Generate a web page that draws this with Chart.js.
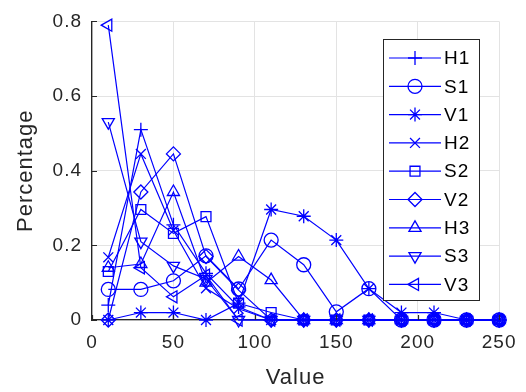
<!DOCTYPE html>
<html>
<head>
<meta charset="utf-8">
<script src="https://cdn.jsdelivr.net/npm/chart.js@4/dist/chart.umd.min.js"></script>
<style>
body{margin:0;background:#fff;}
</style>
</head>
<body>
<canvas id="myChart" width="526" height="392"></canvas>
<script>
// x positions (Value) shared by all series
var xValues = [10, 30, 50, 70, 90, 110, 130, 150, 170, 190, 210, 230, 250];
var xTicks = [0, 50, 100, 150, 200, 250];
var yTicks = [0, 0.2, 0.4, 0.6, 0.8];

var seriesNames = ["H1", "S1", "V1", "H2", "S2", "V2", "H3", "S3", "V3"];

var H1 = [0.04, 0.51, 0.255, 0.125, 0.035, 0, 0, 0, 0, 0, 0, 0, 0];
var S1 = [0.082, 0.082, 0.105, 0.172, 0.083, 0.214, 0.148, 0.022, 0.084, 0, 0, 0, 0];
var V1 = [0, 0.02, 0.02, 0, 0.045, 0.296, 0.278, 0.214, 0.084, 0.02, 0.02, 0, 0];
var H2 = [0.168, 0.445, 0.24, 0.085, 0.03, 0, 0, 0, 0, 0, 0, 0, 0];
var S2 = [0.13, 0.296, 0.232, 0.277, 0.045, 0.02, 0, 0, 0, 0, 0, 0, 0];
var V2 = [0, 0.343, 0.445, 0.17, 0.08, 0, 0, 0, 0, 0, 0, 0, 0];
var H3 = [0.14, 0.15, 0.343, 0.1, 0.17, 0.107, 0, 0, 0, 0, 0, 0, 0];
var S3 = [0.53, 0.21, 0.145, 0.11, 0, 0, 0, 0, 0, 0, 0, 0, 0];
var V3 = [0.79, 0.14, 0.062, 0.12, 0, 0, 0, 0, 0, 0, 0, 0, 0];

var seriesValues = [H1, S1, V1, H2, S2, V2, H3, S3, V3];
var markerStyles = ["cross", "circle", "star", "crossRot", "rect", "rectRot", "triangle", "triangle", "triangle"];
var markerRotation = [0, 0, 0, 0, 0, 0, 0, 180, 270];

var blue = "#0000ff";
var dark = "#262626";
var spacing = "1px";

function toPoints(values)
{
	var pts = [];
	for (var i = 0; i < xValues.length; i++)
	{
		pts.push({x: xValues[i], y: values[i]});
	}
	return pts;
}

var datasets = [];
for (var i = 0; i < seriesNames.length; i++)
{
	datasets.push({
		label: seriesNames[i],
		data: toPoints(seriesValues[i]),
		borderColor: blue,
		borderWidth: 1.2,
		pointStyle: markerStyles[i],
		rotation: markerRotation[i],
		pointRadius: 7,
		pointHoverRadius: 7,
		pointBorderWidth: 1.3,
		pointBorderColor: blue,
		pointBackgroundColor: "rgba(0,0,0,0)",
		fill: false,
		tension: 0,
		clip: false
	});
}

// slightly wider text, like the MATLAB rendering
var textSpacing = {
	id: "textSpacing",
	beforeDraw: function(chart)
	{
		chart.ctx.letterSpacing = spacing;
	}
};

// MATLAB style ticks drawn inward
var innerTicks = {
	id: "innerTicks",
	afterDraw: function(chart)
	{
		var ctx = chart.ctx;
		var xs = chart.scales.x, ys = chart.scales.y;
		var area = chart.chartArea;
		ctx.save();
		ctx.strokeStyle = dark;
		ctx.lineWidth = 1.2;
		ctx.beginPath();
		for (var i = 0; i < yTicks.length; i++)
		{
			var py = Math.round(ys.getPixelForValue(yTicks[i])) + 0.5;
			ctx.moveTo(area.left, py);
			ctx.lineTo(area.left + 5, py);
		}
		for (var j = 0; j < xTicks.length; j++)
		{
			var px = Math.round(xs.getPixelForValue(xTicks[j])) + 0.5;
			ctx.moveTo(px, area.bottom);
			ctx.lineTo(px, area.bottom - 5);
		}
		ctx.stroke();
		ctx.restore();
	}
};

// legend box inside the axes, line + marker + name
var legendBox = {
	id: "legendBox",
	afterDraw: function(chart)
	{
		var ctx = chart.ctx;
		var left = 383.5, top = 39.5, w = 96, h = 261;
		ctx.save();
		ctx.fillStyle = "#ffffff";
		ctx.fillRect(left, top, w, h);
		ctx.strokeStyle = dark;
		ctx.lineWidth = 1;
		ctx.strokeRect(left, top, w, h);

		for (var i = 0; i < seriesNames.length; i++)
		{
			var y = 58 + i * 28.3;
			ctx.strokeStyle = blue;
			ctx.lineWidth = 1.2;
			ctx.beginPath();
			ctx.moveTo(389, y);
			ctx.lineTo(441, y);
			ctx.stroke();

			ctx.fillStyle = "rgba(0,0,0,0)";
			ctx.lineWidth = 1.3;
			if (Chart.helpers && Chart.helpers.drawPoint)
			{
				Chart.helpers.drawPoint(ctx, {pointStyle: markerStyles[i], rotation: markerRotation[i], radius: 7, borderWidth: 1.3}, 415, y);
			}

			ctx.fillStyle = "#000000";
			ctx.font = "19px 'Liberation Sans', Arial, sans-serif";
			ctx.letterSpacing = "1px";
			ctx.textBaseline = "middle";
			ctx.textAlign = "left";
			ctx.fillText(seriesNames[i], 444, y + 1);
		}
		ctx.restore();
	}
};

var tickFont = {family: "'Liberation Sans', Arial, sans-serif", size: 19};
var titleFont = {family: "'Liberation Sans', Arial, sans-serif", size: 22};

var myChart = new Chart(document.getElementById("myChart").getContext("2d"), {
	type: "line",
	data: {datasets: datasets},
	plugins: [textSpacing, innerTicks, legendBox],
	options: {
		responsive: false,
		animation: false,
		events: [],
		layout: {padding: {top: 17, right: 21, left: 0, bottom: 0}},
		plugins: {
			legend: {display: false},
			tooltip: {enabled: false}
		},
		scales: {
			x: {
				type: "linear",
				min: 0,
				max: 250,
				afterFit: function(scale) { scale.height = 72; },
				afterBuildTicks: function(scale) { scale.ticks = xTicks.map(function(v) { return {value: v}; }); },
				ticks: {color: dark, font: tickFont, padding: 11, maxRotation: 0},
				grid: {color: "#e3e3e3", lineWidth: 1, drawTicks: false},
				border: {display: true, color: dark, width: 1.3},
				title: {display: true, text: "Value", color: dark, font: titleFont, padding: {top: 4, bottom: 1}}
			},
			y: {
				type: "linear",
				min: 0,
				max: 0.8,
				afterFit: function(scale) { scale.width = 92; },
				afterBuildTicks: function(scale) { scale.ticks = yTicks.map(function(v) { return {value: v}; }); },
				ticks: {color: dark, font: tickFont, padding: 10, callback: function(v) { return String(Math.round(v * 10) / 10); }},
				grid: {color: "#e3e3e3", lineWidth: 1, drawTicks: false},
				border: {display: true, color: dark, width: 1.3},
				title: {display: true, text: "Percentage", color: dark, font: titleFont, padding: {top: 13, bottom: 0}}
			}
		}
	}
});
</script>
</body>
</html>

> **Exercise prompt**: Copy out each line exactly, without the pictures.

> **The result**:
Generate a web page that draws this with Chart.js.
<!DOCTYPE html>
<html>
<head>
<meta charset="utf-8">
<script src="https://cdn.jsdelivr.net/npm/chart.js@4/dist/chart.umd.min.js"></script>
<style>
body{margin:0;background:#fff;}
</style>
</head>
<body>
<canvas id="myChart" width="526" height="392"></canvas>
<script>
// x positions (Value) shared by all series
var xValues = [10, 30, 50, 70, 90, 110, 130, 150, 170, 190, 210, 230, 250];
var xTicks = [0, 50, 100, 150, 200, 250];
var yTicks = [0, 0.2, 0.4, 0.6, 0.8];

var seriesNames = ["H1", "S1", "V1", "H2", "S2", "V2", "H3", "S3", "V3"];

var H1 = [0.04, 0.51, 0.255, 0.125, 0.035, 0, 0, 0, 0, 0, 0, 0, 0];
var S1 = [0.082, 0.082, 0.105, 0.172, 0.083, 0.214, 0.148, 0.022, 0.084, 0, 0, 0, 0];
var V1 = [0, 0.02, 0.02, 0, 0.045, 0.296, 0.278, 0.214, 0.084, 0.02, 0.02, 0, 0];
var H2 = [0.168, 0.445, 0.24, 0.085, 0.03, 0, 0, 0, 0, 0, 0, 0, 0];
var S2 = [0.13, 0.296, 0.232, 0.277, 0.045, 0.02, 0, 0, 0, 0, 0, 0, 0];
var V2 = [0, 0.343, 0.445, 0.17, 0.08, 0, 0, 0, 0, 0, 0, 0, 0];
var H3 = [0.14, 0.15, 0.343, 0.1, 0.17, 0.107, 0, 0, 0, 0, 0, 0, 0];
var S3 = [0.53, 0.21, 0.145, 0.11, 0, 0, 0, 0, 0, 0, 0, 0, 0];
var V3 = [0.79, 0.14, 0.062, 0.12, 0, 0, 0, 0, 0, 0, 0, 0, 0];

var seriesValues = [H1, S1, V1, H2, S2, V2, H3, S3, V3];
var markerStyles = ["cross", "circle", "star", "crossRot", "rect", "rectRot", "triangle", "triangle", "triangle"];
var markerRotation = [0, 0, 0, 0, 0, 0, 0, 180, 270];

var blue = "#0000ff";
var dark = "#262626";
var spacing = "1px";

function toPoints(values)
{
	var pts = [];
	for (var i = 0; i < xValues.length; i++)
	{
		pts.push({x: xValues[i], y: values[i]});
	}
	return pts;
}

var datasets = [];
for (var i = 0; i < seriesNames.length; i++)
{
	datasets.push({
		label: seriesNames[i],
		data: toPoints(seriesValues[i]),
		borderColor: blue,
		borderWidth: 1.2,
		pointStyle: markerStyles[i],
		rotation: markerRotation[i],
		pointRadius: 7,
		pointHoverRadius: 7,
		pointBorderWidth: 1.3,
		pointBorderColor: blue,
		pointBackgroundColor: "rgba(0,0,0,0)",
		fill: false,
		tension: 0,
		clip: false
	});
}

// slightly wider text, like the MATLAB rendering
var textSpacing = {
	id: "textSpacing",
	beforeDraw: function(chart)
	{
		chart.ctx.letterSpacing = spacing;
	}
};

// MATLAB style ticks drawn inward
var innerTicks = {
	id: "innerTicks",
	afterDraw: function(chart)
	{
		var ctx = chart.ctx;
		var xs = chart.scales.x, ys = chart.scales.y;
		var area = chart.chartArea;
		ctx.save();
		ctx.strokeStyle = dark;
		ctx.lineWidth = 1.2;
		ctx.beginPath();
		for (var i = 0; i < yTicks.length; i++)
		{
			var py = Math.round(ys.getPixelForValue(yTicks[i])) + 0.5;
			ctx.moveTo(area.left, py);
			ctx.lineTo(area.left + 5, py);
		}
		for (var j = 0; j < xTicks.length; j++)
		{
			var px = Math.round(xs.getPixelForValue(xTicks[j])) + 0.5;
			ctx.moveTo(px, area.bottom);
			ctx.lineTo(px, area.bottom - 5);
		}
		ctx.stroke();
		ctx.restore();
	}
};

// legend box inside the axes, line + marker + name
var legendBox = {
	id: "legendBox",
	afterDraw: function(chart)
	{
		var ctx = chart.ctx;
		var left = 383.5, top = 39.5, w = 96, h = 261;
		ctx.save();
		ctx.fillStyle = "#ffffff";
		ctx.fillRect(left, top, w, h);
		ctx.strokeStyle = dark;
		ctx.lineWidth = 1;
		ctx.strokeRect(left, top, w, h);

		for (var i = 0; i < seriesNames.length; i++)
		{
			var y = 58 + i * 28.3;
			ctx.strokeStyle = blue;
			ctx.lineWidth = 1.2;
			ctx.beginPath();
			ctx.moveTo(389, y);
			ctx.lineTo(441, y);
			ctx.stroke();

			ctx.fillStyle = "rgba(0,0,0,0)";
			ctx.lineWidth = 1.3;
			if (Chart.helpers && Chart.helpers.drawPoint)
			{
				Chart.helpers.drawPoint(ctx, {pointStyle: markerStyles[i], rotation: markerRotation[i], radius: 7, borderWidth: 1.3}, 415, y);
			}

			ctx.fillStyle = "#000000";
			ctx.font = "19px 'Liberation Sans', Arial, sans-serif";
			ctx.letterSpacing = "1px";
			ctx.textBaseline = "middle";
			ctx.textAlign = "left";
			ctx.fillText(seriesNames[i], 444, y + 1);
		}
		ctx.restore();
	}
};

var tickFont = {family: "'Liberation Sans', Arial, sans-serif", size: 19};
var titleFont = {family: "'Liberation Sans', Arial, sans-serif", size: 22};

var myChart = new Chart(document.getElementById("myChart").getContext("2d"), {
	type: "line",
	data: {datasets: datasets},
	plugins: [textSpacing, innerTicks, legendBox],
	options: {
		responsive: false,
		animation: false,
		events: [],
		layout: {padding: {top: 17, right: 21, left: 0, bottom: 0}},
		plugins: {
			legend: {display: false},
			tooltip: {enabled: false}
		},
		scales: {
			x: {
				type: "linear",
				min: 0,
				max: 250,
				afterFit: function(scale) { scale.height = 72; },
				afterBuildTicks: function(scale) { scale.ticks = xTicks.map(function(v) { return {value: v}; }); },
				ticks: {color: dark, font: tickFont, padding: 11, maxRotation: 0},
				grid: {color: "#e3e3e3", lineWidth: 1, drawTicks: false},
				border: {display: true, color: dark, width: 1.3},
				title: {display: true, text: "Value", color: dark, font: titleFont, padding: {top: 4, bottom: 1}}
			},
			y: {
				type: "linear",
				min: 0,
				max: 0.8,
				afterFit: function(scale) { scale.width = 92; },
				afterBuildTicks: function(scale) { scale.ticks = yTicks.map(function(v) { return {value: v}; }); },
				ticks: {color: dark, font: tickFont, padding: 10, callback: function(v) { return String(Math.round(v * 10) / 10); }},
				grid: {color: "#e3e3e3", lineWidth: 1, drawTicks: false},
				border: {display: true, color: dark, width: 1.3},
				title: {display: true, text: "Percentage", color: dark, font: titleFont, padding: {top: 13, bottom: 0}}
			}
		}
	}
});
</script>
</body>
</html>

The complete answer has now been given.